Selbsthilfegruppen habe ich im Umkreis leider nicht. Ich tausche mich hier und da aus. Psychisch spielt da schon viel rein. Allerdings auch nicht mehr oder weniger als sonst. Oft kann ich es gut zuordnen und mit ihr entsprechend handeln. Bei positiver Aufregung zum Beispiel wissen wir beide, das es vorbei geht und keiner Sonderbehandlung bedarf.
Habt ihr in den letzten zwei Jahren neue Behandlungsansätze, neue Ärzte oder Therapeuten ausprobiert? Wenn ja, was hat gewirkt und was nicht? Gibt es Medikamente oder Pflegeprodukte, die besondere gut oder rein gar nicht geholfen haben?
Dahingehend wurde nicht viel probiert. Auf Cortison haben wir verzichtet, daher keine neuen Ärzte.
Mit Elidel haben wir Ende 2024 gute Erfahrungen gemacht.
Fenistil ist ihr täglicher Begleiter, vor allem abends um ruhiger zu schlafen. Propolis nutzt sie zur Pflege, damit kommt sie sehr gut klar. Das Kijimea Derma hat irgendwie alles gebessert.
Vielleicht war es auch ein Pubertätsschub, der alles angefeuert und so extrem verschlimmert hat.
Seit längerem beschäftige ich mich mal mehr mal weniger mit Sonnenstürmen und der Schumann Frequenz. Ist eine Nacht wilder, schaue ich wie die Fakten aussehen und kann auch hin und wieder sehen, dass diese hohen Energiewerte etwas mit meiner Tochter machen. Oft verschlimmern, manchmal bessern sich ihre Symptome oder ihr Schlaf.
Was hast du in den letzten zwei Jahren im Umgang mit der Neurodermitis und im Umgang mit deiner Tochter gelernt?
Dass meine Tochter unglaublich stark ist. Dass nach “Regen wieder Sonne kommt”. Auch wenn ich verzweifelt war, hat sich schlussendlich alles wieder zum Guten gewendet. Ich habe gelernt, dass ich nicht zwingend auf Cortison zurückgreifen muss und manches vielleicht auch einfach Zeit und Liebe braucht.

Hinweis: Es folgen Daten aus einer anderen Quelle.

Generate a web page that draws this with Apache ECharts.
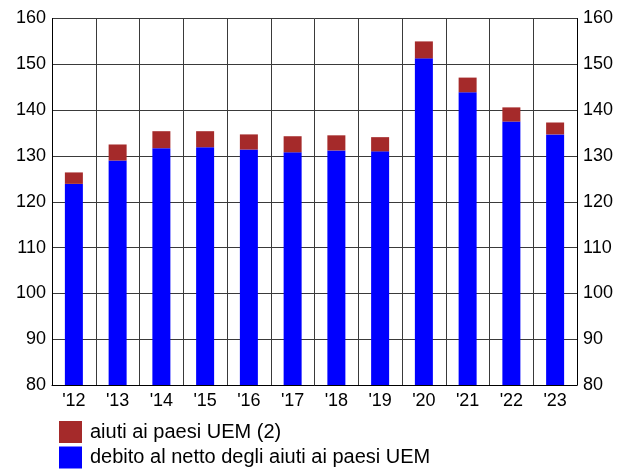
<!DOCTYPE html>
<html>
<head>
<meta charset="utf-8">
<script src="https://cdn.jsdelivr.net/npm/echarts@6/dist/echarts.min.js"></script>
<style>
  html, body { margin: 0; padding: 0; background: #fff; }
  #chart { width: 628px; height: 471px; }
</style>
</head>
<body>
<div id="chart"></div>
<script>
// Years on the horizontal axis
const years = ["'12", "'13", "'14", "'15", "'16", "'17", "'18", "'19", "'20", "'21", "'22", "'23"];
// Debt net of EMU country support (lower, blue segment)
const debtNet = [123.9, 129.0, 131.7, 131.9, 131.4, 130.8, 131.2, 131.0, 151.3, 143.9, 137.5, 134.7];
// Support to EMU countries (upper, red segment)
const emuAid = [2.5, 3.5, 3.7, 3.5, 3.3, 3.5, 3.3, 3.1, 3.7, 3.2, 3.1, 2.6];
// Series names shown in the legend
const nameAid = 'aiuti ai paesi UEM (2)';
const nameNet = 'debito al netto degli aiuti ai paesi UEM';

const FONT = '"Liberation Sans", Arial, sans-serif';
const GRID_LINE = { show: true, lineStyle: { color: '#3a3a3a', width: 1 } };

const valueAxis = (pos) => ({
  type: 'value',
  position: pos,
  min: 80,
  max: 160,
  interval: 10,
  axisLine: { show: true, lineStyle: { color: '#000', width: 1 } },
  axisTick: { show: false },
  axisLabel: { color: '#000', fontSize: 18, fontFamily: FONT, margin: 6 },
  splitLine: pos === 'left' ? GRID_LINE : { show: false }
});

const chart = echarts.init(document.getElementById('chart'), null, { renderer: 'canvas' });
chart.setOption({
  animation: false,
  backgroundColor: '#fff',
  grid: { left: 52, right: 51, top: 18.5, bottom: 86, containLabel: false },
  legend: {
    orient: 'vertical',
    left: 59,
    top: 421,
    padding: 0,
    itemWidth: 23,
    itemHeight: 22,
    itemGap: 3.5,
    icon: 'rect',
    data: [nameAid, nameNet],
    textStyle: { color: '#000', fontSize: 20, lineHeight: 22, fontFamily: FONT, padding: [0, 0, 0, 3] }
  },
  xAxis: {
    type: 'category',
    data: years,
    axisLine: { show: true, lineStyle: { color: '#000', width: 1 } },
    axisTick: { show: false },
    axisLabel: { color: '#000', fontSize: 18, fontFamily: FONT, margin: 7 },
    splitLine: { show: true, interval: 0, lineStyle: { color: '#3a3a3a', width: 1 } }
  },
  yAxis: [valueAxis('left'), valueAxis('right')],
  series: [
    {
      name: nameNet,
      type: 'bar',
      stack: 'debt',
      barWidth: 18,
      itemStyle: { color: '#0000ff' },
      data: debtNet
    },
    {
      name: nameAid,
      type: 'bar',
      stack: 'debt',
      barWidth: 18,
      itemStyle: { color: '#a52a2a' },
      data: emuAid
    }
  ]
});
</script>
</body>
</html>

In unserem letzen Gespräch hast du gesagt, du hoffst, dass deine Tochter mit der Neurodermits glücklich wird und sie ihre Haut akzeptiert wie sie ist. Welche Hoffnungen und Ziele für die Zukunft hast du heute in Bezug auf die Neurodermitis deiner Süssen?
Ich hoffe, dass sie weiterhin MIT der Neurodermitis leben wird. Natürlich darf sie auch mal wütend und verzweifelt sein. Ich hoffe einfach, dass so eine schlimme Zeit möglichst nicht wieder kommt, denn dann schafft sie es auch besser, mit der Krankheiten zu leben. Die Hoffnung ist auch da, dass sich alles bald verwächst.
Mein Ziel wäre es, dass sich Schulstress nicht negativ auf die Haut auswirkt, bzw. wir einen Weg finden, der für ihre Haut am besten ist. Denn bald steht der Schulwechsel an und alles wird neu spannend.
Dein Schlusswort:
Aufgegeben wird nicht – wir stehen gemeinsam auf und rocken das Leben als Team!